§ Supplied material
## start
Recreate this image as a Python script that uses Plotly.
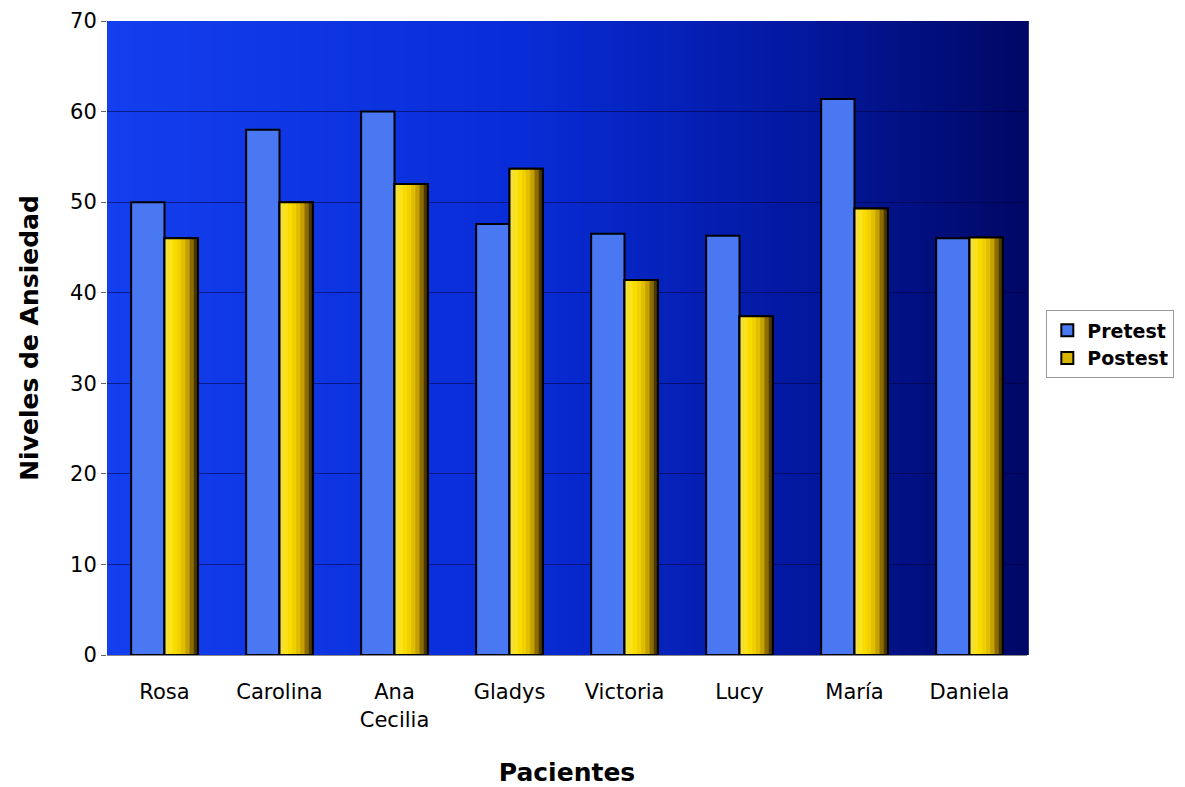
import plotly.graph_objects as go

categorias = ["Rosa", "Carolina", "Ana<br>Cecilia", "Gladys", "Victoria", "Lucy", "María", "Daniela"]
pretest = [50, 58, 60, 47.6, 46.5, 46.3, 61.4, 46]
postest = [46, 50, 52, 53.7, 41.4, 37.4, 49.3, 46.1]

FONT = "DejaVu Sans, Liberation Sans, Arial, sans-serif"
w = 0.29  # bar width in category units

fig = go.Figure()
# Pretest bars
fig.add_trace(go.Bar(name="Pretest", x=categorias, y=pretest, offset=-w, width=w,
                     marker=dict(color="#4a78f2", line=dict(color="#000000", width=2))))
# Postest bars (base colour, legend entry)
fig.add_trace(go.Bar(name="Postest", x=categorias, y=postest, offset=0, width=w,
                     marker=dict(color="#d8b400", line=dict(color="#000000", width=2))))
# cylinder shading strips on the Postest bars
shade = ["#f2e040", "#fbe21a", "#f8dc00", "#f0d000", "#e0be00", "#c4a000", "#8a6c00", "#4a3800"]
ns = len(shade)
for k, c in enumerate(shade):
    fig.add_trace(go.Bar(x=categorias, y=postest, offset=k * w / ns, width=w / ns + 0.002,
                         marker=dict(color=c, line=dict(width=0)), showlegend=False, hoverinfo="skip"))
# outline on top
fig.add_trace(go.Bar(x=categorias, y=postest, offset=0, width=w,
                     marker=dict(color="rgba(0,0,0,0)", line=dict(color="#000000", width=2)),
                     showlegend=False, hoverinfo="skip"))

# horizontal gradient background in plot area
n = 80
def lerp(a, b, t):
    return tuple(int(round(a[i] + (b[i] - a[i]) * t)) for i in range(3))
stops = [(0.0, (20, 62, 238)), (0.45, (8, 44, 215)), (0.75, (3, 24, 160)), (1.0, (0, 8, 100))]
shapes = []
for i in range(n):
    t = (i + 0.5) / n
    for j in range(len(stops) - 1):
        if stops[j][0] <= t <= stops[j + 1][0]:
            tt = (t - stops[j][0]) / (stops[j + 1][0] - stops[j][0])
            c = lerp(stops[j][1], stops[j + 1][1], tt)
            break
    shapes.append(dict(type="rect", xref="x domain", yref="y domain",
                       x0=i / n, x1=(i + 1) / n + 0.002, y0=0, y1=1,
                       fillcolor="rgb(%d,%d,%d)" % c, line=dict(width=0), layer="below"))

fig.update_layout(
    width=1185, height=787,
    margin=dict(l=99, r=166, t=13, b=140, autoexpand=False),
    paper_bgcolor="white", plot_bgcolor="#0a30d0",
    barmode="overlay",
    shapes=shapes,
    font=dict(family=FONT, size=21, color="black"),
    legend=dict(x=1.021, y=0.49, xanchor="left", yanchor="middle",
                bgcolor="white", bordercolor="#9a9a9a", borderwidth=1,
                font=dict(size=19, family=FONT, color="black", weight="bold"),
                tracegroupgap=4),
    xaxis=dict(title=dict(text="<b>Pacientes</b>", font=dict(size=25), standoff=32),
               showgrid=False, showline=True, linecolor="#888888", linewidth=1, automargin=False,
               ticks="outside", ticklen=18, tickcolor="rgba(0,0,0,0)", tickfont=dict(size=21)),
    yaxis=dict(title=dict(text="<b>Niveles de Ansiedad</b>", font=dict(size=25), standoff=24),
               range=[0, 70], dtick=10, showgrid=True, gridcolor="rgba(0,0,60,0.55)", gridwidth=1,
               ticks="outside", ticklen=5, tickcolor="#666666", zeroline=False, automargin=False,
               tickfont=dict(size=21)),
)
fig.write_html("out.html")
## end
§ Objective
Begin at the first line of the data above and repeat each line exactly, stopping after the line containing "in category units". Omit the pictures.

§ Solution to the problem
Recreate this image as a Python script that uses Plotly.
import plotly.graph_objects as go

categorias = ["Rosa", "Carolina", "Ana<br>Cecilia", "Gladys", "Victoria", "Lucy", "María", "Daniela"]
pretest = [50, 58, 60, 47.6, 46.5, 46.3, 61.4, 46]
postest = [46, 50, 52, 53.7, 41.4, 37.4, 49.3, 46.1]

FONT = "DejaVu Sans, Liberation Sans, Arial, sans-serif"
w = 0.29  # bar width in category units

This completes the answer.